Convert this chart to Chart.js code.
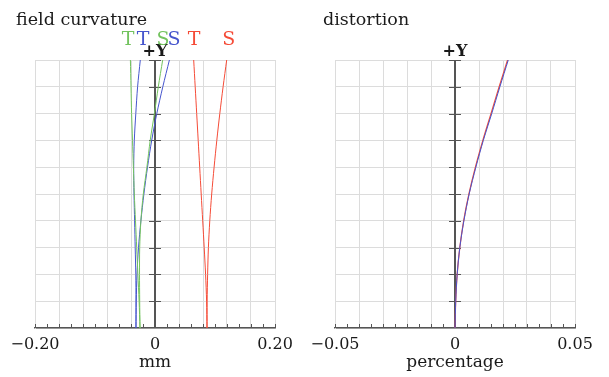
<!DOCTYPE html>
<html><head><meta charset="utf-8">
<script src="https://cdn.jsdelivr.net/npm/chart.js@4.4.0/dist/chart.umd.min.js"></script>
<style>
html,body{margin:0;padding:0;background:#fff;}
#wrap{position:relative;width:609px;height:377px;overflow:hidden;background:#fff;}
#c1{position:absolute;left:0;top:0;width:300px;height:377px;}
#c2{position:absolute;left:300px;top:0;width:309px;height:377px;}
</style></head><body>
<div id="wrap">
<canvas id="c1" width="300" height="377"></canvas>
<canvas id="c2" width="309" height="377"></canvas>
</div>
<script>
// ---- data ----
const fieldY = [0, 0.1, 0.2, 0.3, 0.4, 0.5, 0.6, 0.7, 0.8, 0.9, 1.0];
const greenT = [-0.025, -0.0265, -0.0285, -0.0305, -0.0325, -0.0345, -0.036, -0.0375, -0.039, -0.040, -0.041];
const blueT  = [-0.0317, -0.0317, -0.032, -0.033, -0.034, -0.035, -0.0355, -0.0345, -0.032, -0.029, -0.0245];
const greenS = [-0.025, -0.0255, -0.0258, -0.0255, -0.0235, -0.0195, -0.0135, -0.008, -0.001, 0.0055, 0.0128];
const blueS  = [-0.0317, -0.0312, -0.030, -0.0275, -0.0235, -0.0185, -0.0125, -0.0055, 0.003, 0.013, 0.024];
const redT   = [0.0867, 0.086, 0.0843, 0.082, 0.0795, 0.077, 0.0745, 0.072, 0.0695, 0.067, 0.0645];
const redS   = [0.0867, 0.0869, 0.0877, 0.089, 0.0913, 0.0945, 0.0985, 0.103, 0.108, 0.1135, 0.1195];

const distY    = [0, 0.1, 0.2, 0.3, 0.4, 0.5, 0.6, 0.7, 0.8, 0.9, 1.0];
const distBlue = [0, 0.0003, 0.0009, 0.0020, 0.0037, 0.0059, 0.0087, 0.0118, 0.0153, 0.0187, 0.0222];
const distRed  = [0, 0.0003, 0.0009, 0.0020, 0.0036, 0.0058, 0.0085, 0.0116, 0.0150, 0.0184, 0.0219];

const fieldTickLabels = {"-0.2": "\u22120.20", "0": "0", "0.2": "0.20"};
const distTickLabels  = {"-0.05": "\u22120.05", "0": "0", "0.05": "0.05"};
const fieldSeriesLabels = ["T", "T", "S", "S", "T", "S"];
const fieldSeriesLabelX = [-0.045, -0.020, 0.0133, 0.0317, 0.065, 0.123];

// ---- styles ----
const GREEN = 'rgb(115,195,95)';
const BLUE  = 'rgb(70,85,205)';
const RED   = 'rgb(245,75,55)';
const SERIF = '"DejaVu Serif", "Liberation Serif", serif';

function pts(xs, ys){ return xs.map((v,i)=>({x:v, y:ys[i]})); }
function ds(xs, ys, color, w){
  return {data: pts(xs, ys), borderColor: color, backgroundColor: color, borderWidth: w || 1,
          showLine: true, pointRadius: 0, tension: 0.3, fill: false};
}

const overlay = {
  id: 'overlay',
  beforeDatasetsDraw(chart, args, o){
    const ctx = chart.ctx, xs = chart.scales.x, ys = chart.scales.y, ca = chart.chartArea;
    const x0 = xs.getPixelForValue(0);
    ctx.save();
    ctx.strokeStyle = '#555';
    ctx.lineWidth = 2;
    ctx.beginPath(); ctx.moveTo(x0, ca.top); ctx.lineTo(x0, ca.bottom); ctx.stroke();
    ctx.lineWidth = 1.2;
    ctx.beginPath();
    for (let k = 1; k <= 10; k++){
      const py = Math.round(ys.getPixelForValue(k/10)) + 0.5;
      ctx.moveTo(x0 - 6, py); ctx.lineTo(x0 + 6, py);
    }
    ctx.stroke();
    ctx.lineWidth = 1;
    ctx.beginPath();
    const n = o.minorCount;
    for (let k = 0; k <= n; k++){
      const v = xs.min + (xs.max - xs.min) * k / n;
      const px = Math.round(xs.getPixelForValue(v)) + 0.5;
      ctx.moveTo(px, ca.bottom); ctx.lineTo(px, ca.bottom - 4);
    }
    ctx.stroke();
    ctx.restore();
  },
  afterDraw(chart, args, o){
    const ctx = chart.ctx, xs = chart.scales.x;
    const x0 = xs.getPixelForValue(0);
    ctx.save();
    ctx.fillStyle = '#1a1a1a';
    ctx.textBaseline = 'alphabetic';
    ctx.textAlign = 'left';
    ctx.font = '17.5px ' + SERIF;
    ctx.fillText(o.title, o.titleX, 25);
    ctx.textAlign = 'center';
    ctx.font = 'bold 16px ' + SERIF;
    ctx.fillText('+Y', x0, 56);
    if (o.labels){
      ctx.font = '19px ' + SERIF;
      o.labels.forEach((t, i) => {
        ctx.fillStyle = o.labelColors[i];
        ctx.fillText(t, xs.getPixelForValue(o.labelX[i]), 45);
      });
    }
    ctx.restore();
  }
};

function makeOpts(cfg){
  return {
    responsive: false, animation: false, devicePixelRatio: 1,
    layout: {padding: {left: 35, right: cfg.padRight, top: 60, bottom: 0}},
    plugins: {legend: {display: false}, tooltip: {enabled: false}, title: {display: false},
              overlay: cfg.overlay},
    scales: {
      x: {type: 'linear', min: cfg.min, max: cfg.max,
          afterFit: (s) => { s.height = 49; },
          ticks: {stepSize: cfg.step, autoSkip: false, maxRotation: 0, minRotation: 0, padding: 7,
                  color: '#1a1a1a', font: {family: SERIF, size: 16},
                  callback: (v) => { const key = String(Math.round(v*1000)/1000); return cfg.tickLabels[key] !== undefined ? cfg.tickLabels[key] : ''; }},
          grid: {color: '#dcdcdc', drawTicks: false, lineWidth: 1},
          border: {display: true, color: '#555', width: 1.5},
          title: {display: true, text: cfg.xTitle, color: '#1a1a1a', font: {family: SERIF, size: 17},
                  padding: {top: 0, bottom: 4}}
      },
      y: {type: 'linear', min: 0, max: 1,
          afterFit: (s) => { s.width = 0; },
          ticks: {display: false, stepSize: 0.1},
          grid: {color: '#dcdcdc', drawTicks: false, lineWidth: 1},
          border: {display: true, color: '#dcdcdc'}
      }
    }
  };
}

new Chart(document.getElementById('c1'), {
  type: 'scatter',
  data: {datasets: [
    ds(greenT, fieldY, GREEN), ds(blueT, fieldY, BLUE),
    ds(greenS, fieldY, GREEN), ds(blueS, fieldY, BLUE),
    ds(redT, fieldY, RED), ds(redS, fieldY, RED)
  ]},
  options: makeOpts({min: -0.2, max: 0.2, step: 0.04, padRight: 25, xTitle: 'mm',
    tickLabels: fieldTickLabels,
    overlay: {minorCount: 20, title: 'field curvature', titleX: 16,
      labels: fieldSeriesLabels, labelX: fieldSeriesLabelX,
      labelColors: [GREEN, BLUE, GREEN, BLUE, RED, RED]}}),
  plugins: [overlay]
});

new Chart(document.getElementById('c2'), {
  type: 'scatter',
  data: {datasets: [ds(distBlue, distY, BLUE), ds(distRed, distY, RED, 1.2)]},
  options: makeOpts({min: -0.05, max: 0.05, step: 0.01, padRight: 34, xTitle: 'percentage',
    tickLabels: distTickLabels,
    overlay: {minorCount: 20, title: 'distortion', titleX: 23}}),
  plugins: [overlay]
});
</script>
</body></html>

# # # # # # #

STATED EXERCISE
Make an exact copy of the whole listing, but don't bring over any pictures.

TASK RESULT
Convert this chart to Chart.js code.
<!DOCTYPE html>
<html><head><meta charset="utf-8">
<script src="https://cdn.jsdelivr.net/npm/chart.js@4.4.0/dist/chart.umd.min.js"></script>
<style>
html,body{margin:0;padding:0;background:#fff;}
#wrap{position:relative;width:609px;height:377px;overflow:hidden;background:#fff;}
#c1{position:absolute;left:0;top:0;width:300px;height:377px;}
#c2{position:absolute;left:300px;top:0;width:309px;height:377px;}
</style></head><body>
<div id="wrap">
<canvas id="c1" width="300" height="377"></canvas>
<canvas id="c2" width="309" height="377"></canvas>
</div>
<script>
// ---- data ----
const fieldY = [0, 0.1, 0.2, 0.3, 0.4, 0.5, 0.6, 0.7, 0.8, 0.9, 1.0];
const greenT = [-0.025, -0.0265, -0.0285, -0.0305, -0.0325, -0.0345, -0.036, -0.0375, -0.039, -0.040, -0.041];
const blueT  = [-0.0317, -0.0317, -0.032, -0.033, -0.034, -0.035, -0.0355, -0.0345, -0.032, -0.029, -0.0245];
const greenS = [-0.025, -0.0255, -0.0258, -0.0255, -0.0235, -0.0195, -0.0135, -0.008, -0.001, 0.0055, 0.0128];
const blueS  = [-0.0317, -0.0312, -0.030, -0.0275, -0.0235, -0.0185, -0.0125, -0.0055, 0.003, 0.013, 0.024];
const redT   = [0.0867, 0.086, 0.0843, 0.082, 0.0795, 0.077, 0.0745, 0.072, 0.0695, 0.067, 0.0645];
const redS   = [0.0867, 0.0869, 0.0877, 0.089, 0.0913, 0.0945, 0.0985, 0.103, 0.108, 0.1135, 0.1195];

const distY    = [0, 0.1, 0.2, 0.3, 0.4, 0.5, 0.6, 0.7, 0.8, 0.9, 1.0];
const distBlue = [0, 0.0003, 0.0009, 0.0020, 0.0037, 0.0059, 0.0087, 0.0118, 0.0153, 0.0187, 0.0222];
const distRed  = [0, 0.0003, 0.0009, 0.0020, 0.0036, 0.0058, 0.0085, 0.0116, 0.0150, 0.0184, 0.0219];

const fieldTickLabels = {"-0.2": "\u22120.20", "0": "0", "0.2": "0.20"};
const distTickLabels  = {"-0.05": "\u22120.05", "0": "0", "0.05": "0.05"};
const fieldSeriesLabels = ["T", "T", "S", "S", "T", "S"];
const fieldSeriesLabelX = [-0.045, -0.020, 0.0133, 0.0317, 0.065, 0.123];

// ---- styles ----
const GREEN = 'rgb(115,195,95)';
const BLUE  = 'rgb(70,85,205)';
const RED   = 'rgb(245,75,55)';
const SERIF = '"DejaVu Serif", "Liberation Serif", serif';

function pts(xs, ys){ return xs.map((v,i)=>({x:v, y:ys[i]})); }
function ds(xs, ys, color, w){
  return {data: pts(xs, ys), borderColor: color, backgroundColor: color, borderWidth: w || 1,
          showLine: true, pointRadius: 0, tension: 0.3, fill: false};
}

const overlay = {
  id: 'overlay',
  beforeDatasetsDraw(chart, args, o){
    const ctx = chart.ctx, xs = chart.scales.x, ys = chart.scales.y, ca = chart.chartArea;
    const x0 = xs.getPixelForValue(0);
    ctx.save();
    ctx.strokeStyle = '#555';
    ctx.lineWidth = 2;
    ctx.beginPath(); ctx.moveTo(x0, ca.top); ctx.lineTo(x0, ca.bottom); ctx.stroke();
    ctx.lineWidth = 1.2;
    ctx.beginPath();
    for (let k = 1; k <= 10; k++){
      const py = Math.round(ys.getPixelForValue(k/10)) + 0.5;
      ctx.moveTo(x0 - 6, py); ctx.lineTo(x0 + 6, py);
    }
    ctx.stroke();
    ctx.lineWidth = 1;
    ctx.beginPath();
    const n = o.minorCount;
    for (let k = 0; k <= n; k++){
      const v = xs.min + (xs.max - xs.min) * k / n;
      const px = Math.round(xs.getPixelForValue(v)) + 0.5;
      ctx.moveTo(px, ca.bottom); ctx.lineTo(px, ca.bottom - 4);
    }
    ctx.stroke();
    ctx.restore();
  },
  afterDraw(chart, args, o){
    const ctx = chart.ctx, xs = chart.scales.x;
    const x0 = xs.getPixelForValue(0);
    ctx.save();
    ctx.fillStyle = '#1a1a1a';
    ctx.textBaseline = 'alphabetic';
    ctx.textAlign = 'left';
    ctx.font = '17.5px ' + SERIF;
    ctx.fillText(o.title, o.titleX, 25);
    ctx.textAlign = 'center';
    ctx.font = 'bold 16px ' + SERIF;
    ctx.fillText('+Y', x0, 56);
    if (o.labels){
      ctx.font = '19px ' + SERIF;
      o.labels.forEach((t, i) => {
        ctx.fillStyle = o.labelColors[i];
        ctx.fillText(t, xs.getPixelForValue(o.labelX[i]), 45);
      });
    }
    ctx.restore();
  }
};

function makeOpts(cfg){
  return {
    responsive: false, animation: false, devicePixelRatio: 1,
    layout: {padding: {left: 35, right: cfg.padRight, top: 60, bottom: 0}},
    plugins: {legend: {display: false}, tooltip: {enabled: false}, title: {display: false},
              overlay: cfg.overlay},
    scales: {
      x: {type: 'linear', min: cfg.min, max: cfg.max,
          afterFit: (s) => { s.height = 49; },
          ticks: {stepSize: cfg.step, autoSkip: false, maxRotation: 0, minRotation: 0, padding: 7,
                  color: '#1a1a1a', font: {family: SERIF, size: 16},
                  callback: (v) => { const key = String(Math.round(v*1000)/1000); return cfg.tickLabels[key] !== undefined ? cfg.tickLabels[key] : ''; }},
          grid: {color: '#dcdcdc', drawTicks: false, lineWidth: 1},
          border: {display: true, color: '#555', width: 1.5},
          title: {display: true, text: cfg.xTitle, color: '#1a1a1a', font: {family: SERIF, size: 17},
                  padding: {top: 0, bottom: 4}}
      },
      y: {type: 'linear', min: 0, max: 1,
          afterFit: (s) => { s.width = 0; },
          ticks: {display: false, stepSize: 0.1},
          grid: {color: '#dcdcdc', drawTicks: false, lineWidth: 1},
          border: {display: true, color: '#dcdcdc'}
      }
    }
  };
}

new Chart(document.getElementById('c1'), {
  type: 'scatter',
  data: {datasets: [
    ds(greenT, fieldY, GREEN), ds(blueT, fieldY, BLUE),
    ds(greenS, fieldY, GREEN), ds(blueS, fieldY, BLUE),
    ds(redT, fieldY, RED), ds(redS, fieldY, RED)
  ]},
  options: makeOpts({min: -0.2, max: 0.2, step: 0.04, padRight: 25, xTitle: 'mm',
    tickLabels: fieldTickLabels,
    overlay: {minorCount: 20, title: 'field curvature', titleX: 16,
      labels: fieldSeriesLabels, labelX: fieldSeriesLabelX,
      labelColors: [GREEN, BLUE, GREEN, BLUE, RED, RED]}}),
  plugins: [overlay]
});

new Chart(document.getElementById('c2'), {
  type: 'scatter',
  data: {datasets: [ds(distBlue, distY, BLUE), ds(distRed, distY, RED, 1.2)]},
  options: makeOpts({min: -0.05, max: 0.05, step: 0.01, padRight: 34, xTitle: 'percentage',
    tickLabels: distTickLabels,
    overlay: {minorCount: 20, title: 'distortion', titleX: 23}}),
  plugins: [overlay]
});
</script>
</body></html>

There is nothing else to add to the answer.